Une équipe d’ouvriers spécialisés allemands, motivés surtout par un salaire intéressant, débarque en terre inconnue, en l’occurrence un coin perdu de la Bulgarie, proche de frontière grecque, pour y poser les fondations d’une centrale hydroélectrique.


 

Deux mondes se rencontrent : celui des habitants du cru, des paysans restés au village, vivant encore avec les souvenirs de l’occupation nazie de leur pays et celui des nouveaux colons qui hissent haut illico le drapeau noir-rouge-or au sommet de leur campement.


 

Le héros principal se trouve en marge des deux commnautés : ancien légionnaire, il est revenu de tout, notamment des nationalismes, prétexte à tous les conflits.
Le chef d’équipe a pour seul souci le bon déroulement de travaux ralentis faute de matière première. L’oisiveté des ouvriers rappelle alors la pièce de Marieluise Fleisser, (1) Pioniere in Ingolstadt, que Fassbinder porta à l’écran. En détournant la répartition de l’eau, il se heurte de front à la population. Au contraire, l’ancien militaire communique aisément avec celle-ci. Il se lie avec un des exploitants agricoles qui lui confie une de ses montures en échange de cours d’équitation pour son jeune fils.


 

Le découpage temporel permet d’entrer dans les mille sources de conflit que recouvre l’apparente tranquillité des lieux.
Cette opacité se traduit à l’image par de nombreuses scènes nocturnes. Une menace sourd, qu’aucun signe particulier ne saurait annoncer.

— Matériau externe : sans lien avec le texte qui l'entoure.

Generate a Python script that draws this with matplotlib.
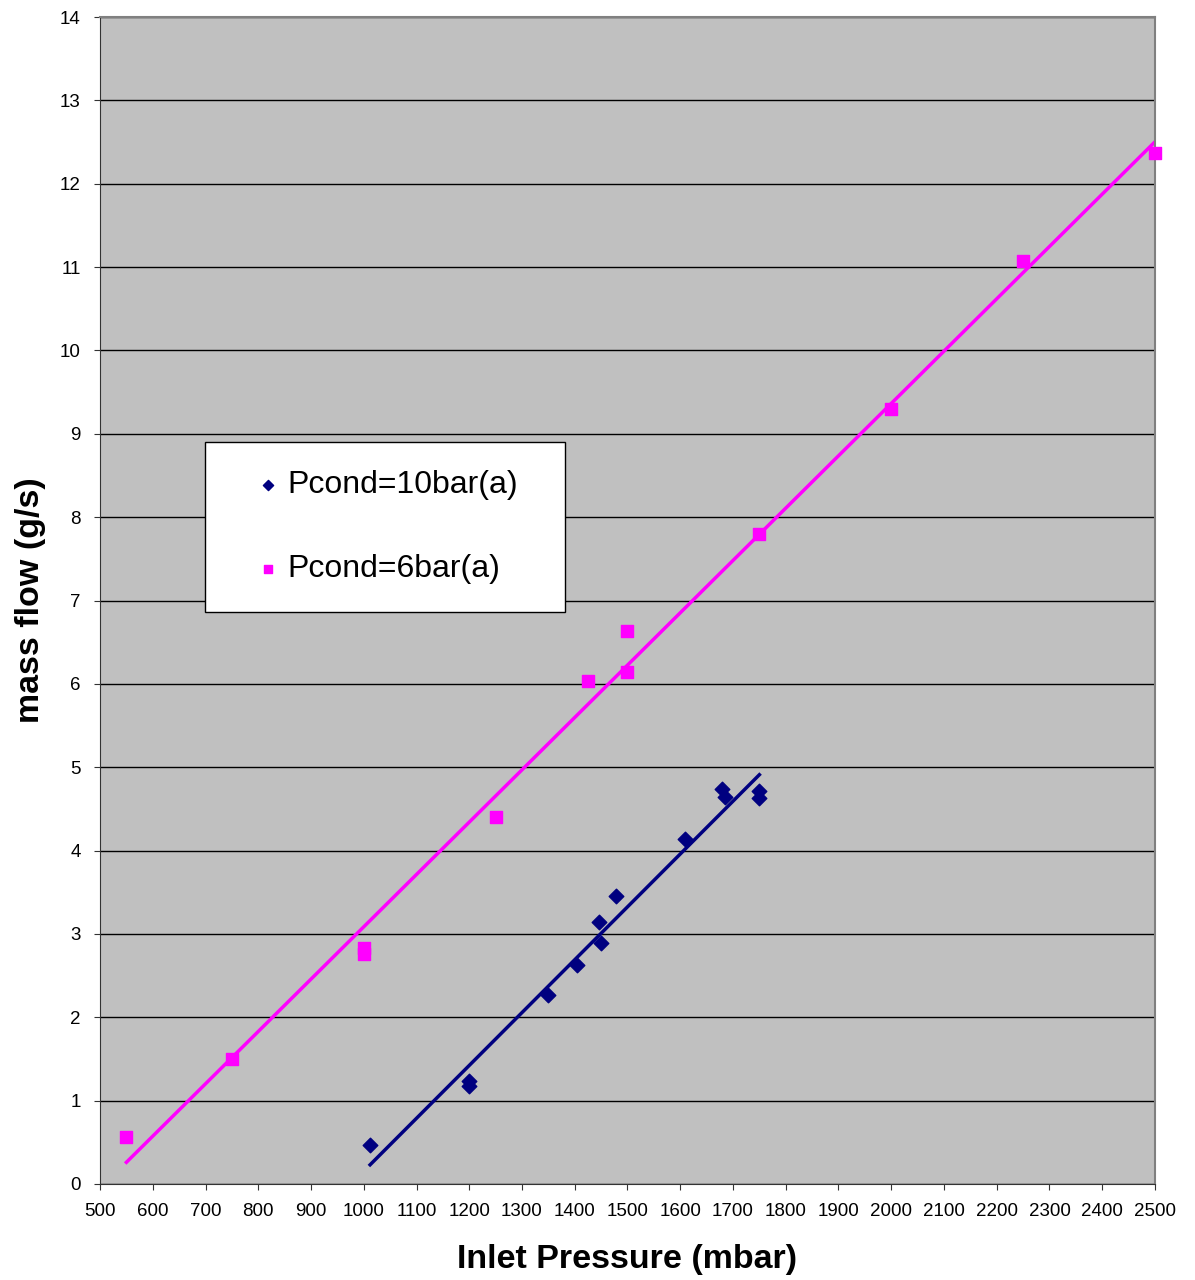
import numpy as np
import matplotlib.pyplot as plt

plt.rcParams['font.family'] = ['Liberation Sans', 'DejaVu Sans']

# Pcond = 10 bar(a)
p10_x = [1012, 1200, 1200, 1349, 1404, 1446, 1450, 1478, 1609, 1679, 1685, 1749, 1750]
p10_y = [0.47, 1.23, 1.18, 2.27, 2.63, 3.14, 2.89, 3.45, 4.14, 4.74, 4.64, 4.71, 4.63]

# Pcond = 6 bar(a)
p6_x = [550, 750, 1000, 1000, 1250, 1425, 1500, 1500, 1750, 2000, 2250, 2500]
p6_y = [0.56, 1.50, 2.83, 2.76, 4.40, 6.03, 6.64, 6.14, 7.80, 9.30, 11.07, 12.37]

navy = '#000080'
pink = '#FF00FF'

fig = plt.figure(figsize=(11.95, 12.8), dpi=100)
ax = fig.add_axes([0.0837, 0.075, 0.8828, 0.9117])
ax.set_facecolor('#C0C0C0')

ax.scatter(p10_x, p10_y, marker='D', s=55, color=navy, zorder=3, label='Pcond=10bar(a)')
ax.scatter(p6_x, p6_y, marker='s', s=85, color=pink, zorder=3, label='Pcond=6bar(a)', clip_on=False)

# linear trendlines
for xs, ys, c in [(p10_x, p10_y, navy), (p6_x, p6_y, pink)]:
    k, b = np.polyfit(xs, ys, 1)
    xx = np.array([min(xs), max(xs)])
    ax.plot(xx, k * xx + b, color=c, lw=2.5, zorder=2)

ax.set_xlim(500, 2500)
ax.set_ylim(0, 14)
ax.set_xticks(range(500, 2501, 100))
ax.set_yticks(range(0, 15))
ax.yaxis.grid(True, color='black', lw=1)
ax.set_axisbelow(True)
ax.tick_params(labelsize=13.5, direction='out', length=4, pad=10, color='#333333')

for s in ['top', 'right']:
    ax.spines[s].set_color('#808080')
    ax.spines[s].set_linewidth(1.5)
for s in ['left', 'bottom']:
    ax.spines[s].set_color('#333333')

ax.set_xlabel('Inlet Pressure (mbar)', fontsize=24.5, fontweight='bold', labelpad=17)
ax.set_ylabel('mass flow (g/s)', fontsize=24.5, fontweight='bold', labelpad=10)

leg = ax.legend(loc='lower left', bbox_to_anchor=(0.0995, 0.49, 0.341, 0.146), mode='expand',
                borderaxespad=0, fontsize=23, frameon=True, fancybox=False, edgecolor='black',
                framealpha=1, handletextpad=-0.5, handlelength=2.19, labelspacing=1.69,
                borderpad=0.875, markerscale=0.7, scatterpoints=1)
leg.get_frame().set_linewidth(1)

fig.savefig('out.png', dpi=100)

La conquête de l’Est est envisagée comme une ruée vers l’or. La scène de domptage du cheval de labour assimilé à un mustang, l’usage de l’arme à feu, le repos du guerrier au café ou dans le lit d’une belle traductrice justifient le titre ironique.


 

À partir d’événements prosaïques, la réalisatrice parvient à produire du suspense. La tragédie est évitée, mais de peu. La fête du village réconcilie ouvriers et paysans.

Nicole Gabriel
Jeune Cinéma n° 381, été 2017

1. NDLR : La dramaturge allemande Marieluise Fleisser (1901-1974) a été à la fois révélée et éclipsée par le glorieux amant qu’elle eut à partir de 1922 et qu’elle largua en 1929, lui préférant sa petite vie de provinciale à Ingolstadt : le papillonnant Bertolt Brecht (1898-1956). Elle a raconté son histoire avec lui en 1963, dans son livre Avant Garde, traduit en français en 1981 aux Éditions de Minuit.
"Ne pas s’adapter et tenir bon quand même", destin classique des artistes femmes, qui ont la fausse chance de rencontrer un génie et refusent de rester dans son ombre. Elle a été redécouverte dans les années 1980 par le théâtre français et par les Allemands (Kroetz et Fassbinder notamment) et figure parmi les icônes féministes.

Western. Réal, sc : Valeska Grisebach ; ph : Bernhard Keller ; mont : Bettina Böhler. Int : Meinhard Neumann, Reinhard Wetrek, Syuleyman Alilov Letifov, Veneta Frangova (Allemagne-Bulgarie-Autriche, 2017, 119 mn).